Why Self-Care Starts with Knowing Who You Really Are
Self-care is a hot topic. We see it everywhere — bubble baths, nature walks, a mindful chocolate meditation. And yes, these are all lovely. But are they really self-care? Or does self-care need to be deeper and more meaningful?
Then there are the basics: regular meals, drinking enough water, going for health check-ups. These are essential to functioning; the bare minimum of looking after ourselves. Yet, for someone deep in burnout or overwhelm, even these can feel like acts of care. In that case, perhaps they are self-care.
Self-care is something that is dynamic and many people have opinions about, I am talking about it in a different way today, not to tell you what it is, but how to figure it out for yourself.
The Missing Piece: Intentionality and Something Deeper
I love Briana from Learning to Be Free’s take on intentionality:
“Being intentional about your self-care involves increasing your awareness about WHAT self-care means to you and HOW it fits into your daily life.”
(Read her full post here)
But here’s the question I can’t ignore: how can you truly know what self-care means to you if you don’t deeply know yourself? If your sense of self is shaped more by old stories and external expectations than by your own truth, how can you be sure that what you’re calling self-care is actually caring for you?
Why Identity Work Matters for Self-Care
We all carry layers of nervous system programming — societal expectations, family rules, unprocessed trauma, old emotional imprints. These layers blur the line between what you’ve been taught you should want and what you actually want. They blur the edges of your true identity and make it incredibly hard to know what we genuinely like, need, and value — which means we often end up choosing self-care practices that don’t actually replenish us.
It’s the reason you might try the morning routine everyone swears by and feel nothing. Or why the things that used to soothe you stop working. If you’re operating from a version of yourself shaped by old conditioning, your self-care will always feel like a mismatch.
If you don’t know who you are underneath all that conditioning, how can you choose the kind of self-care that truly restores you?
This isn’t only a self-care problem. The same lack of clarity shows up everywhere; in how you run your business, navigate your relationships, make decisions about your family, or even choose your health priorities.
When you don’t know yourself or your values, you’re building your life on an unstable foundation. It’s exhausting to keep guessing what you need. And even when you get it right, it’s hard to trust that it’s right for you.
Clearing the Noise and Coming Home to Yourself
Getting clear on your true identity and core values can make your self-care feel entirely different. Instead of feeling like another task to tick off, it becomes something that genuinely meets your needs.
When you know who you are and what you value, it becomes so much easier to:
Choose activities that truly restore you.
Say no to the things that drain you without guilt.
Make decisions that feel clear and solid.
Recognise when you’re acting from truth rather than conditioning.
Plus, getting clear on your true identity and values (and clearing the stuck emotions and false layers built up over a lifetime), doesn’t just make self-care easier.
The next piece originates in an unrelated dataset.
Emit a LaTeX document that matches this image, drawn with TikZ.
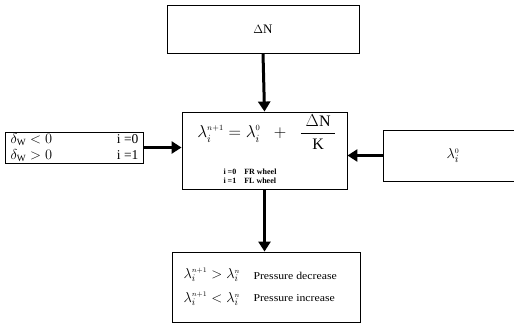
\documentclass[tikz,border=0pt]{standalone}
\usepackage{fontspec}
\usepackage{graphicx}
\setmainfont{Liberation Serif}
\usetikzlibrary{arrows.meta}
\begin{document}
\begin{tikzpicture}[x=1pt,y=-1pt,
  box/.style={draw,line width=0.9pt,inner sep=0pt},
  arr/.style={line width=3pt,-{Triangle[length=10pt,width=12pt]}}]
\useasboundingbox (0,0) rectangle (514,325);
\node[box,minimum width=192pt,minimum height=48pt] (top) at (263,29) {\fontsize{13}{15}\selectfont$\Delta$N};
\node[box,minimum width=165pt,minimum height=77pt] (mid) at (264.5,150.5) {};
\node (eq) at (267,132) {\fontsize{16}{18}\selectfont$\displaystyle\lambda_{i}^{\scriptscriptstyle n+1}=\lambda_{i}^{\scriptscriptstyle 0}\;\;+\;\;\frac{\;\Delta\mathrm{N}\;}{\mathrm{K}}$};
\node[align=left,font=\fontsize{8}{9.5}\selectfont\bfseries,anchor=north] (lab) at (250,165) {i =0\quad FR wheel\\ i =1\quad FL wheel};
\node[box,minimum width=138pt,minimum height=31pt] (left) at (74,147.5) {};
\node[anchor=west,font=\fontsize{13.5}{16}\selectfont,align=left] (lt) at (7,147.5) {$\delta_{\mathrm{W}}<0$\\ $\delta_{\mathrm{W}}>0$};
\node[anchor=east,font=\fontsize{13.5}{16}\selectfont,align=right] (rt) at (142,147.5) {i =0\\ i =1};
\node[box,minimum width=140pt,minimum height=51pt] (right) at (453,155.5) {\fontsize{15}{17}\selectfont$\lambda_{i}^{\scriptscriptstyle 0}$};
\node[box,minimum width=188pt,minimum height=70pt] (bot) at (266,287) {};
\node[anchor=west,font=\fontsize{14}{16}\selectfont,align=left] (bl) at (180,287) {$\lambda_{i}^{\scriptscriptstyle n+1}>\lambda_{i}^{\scriptscriptstyle n}$\\[8pt] $\lambda_{i}^{\scriptscriptstyle n+1}<\lambda_{i}^{\scriptscriptstyle n}$};
\node[anchor=west,font=\fontsize{10.5}{12}\selectfont,align=left] (br) at (250,287) {\scalebox{1.12}[1]{Pressure decrease}\\[10pt] \scalebox{1.12}[1]{Pressure increase}};
\draw[arr] (top.south) -- (mid.north);
\draw[arr] (left.east) -- (mid.west |- left.east);
\draw[arr] (right.west) -- (mid.east |- right.west);
\draw[arr] (mid.south) -- (mid.south |- bot.north);
\end{tikzpicture}
\end{document}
It makes your whole life feel more aligned.
How to Find Yourself in the Noise
If this is landing for you, maybe there's a spark of “ohhh, this makes sense”, I created the Unstuck Self Workshop Series for exactly this reason.
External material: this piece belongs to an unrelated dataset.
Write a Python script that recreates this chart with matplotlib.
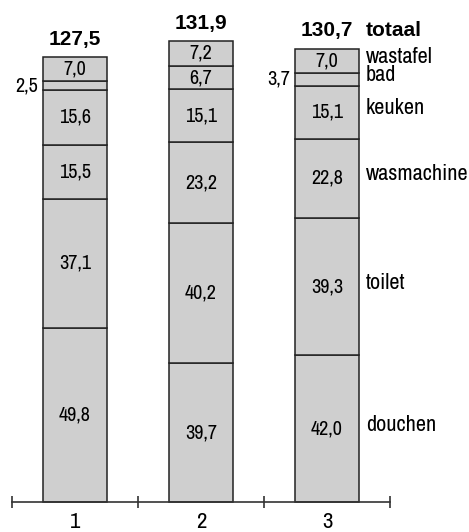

The first workshop, Unstuck Identity, helps you rediscover who you are beneath all the noise by guiding you through simple but powerful journalling prompts. It’s the foundation for the rest of the series, because once you know who you are, you can more easily see what you need in every part of your life, including your self-care routine.
Starting with Unstuck Identity, moving to Unstuck Values, and then Unstuck Boundaries: these three form the foundation for living in alignment and taking care of yourself in a way that actually works for you.
So yes, go ahead and plan your self-care routine. But if you want it to feel effortless, nourishing, and truly yours, start with finding yourself first. Uncover who you truly are beneath the noise and from there, everything, including your self-care, falls into place.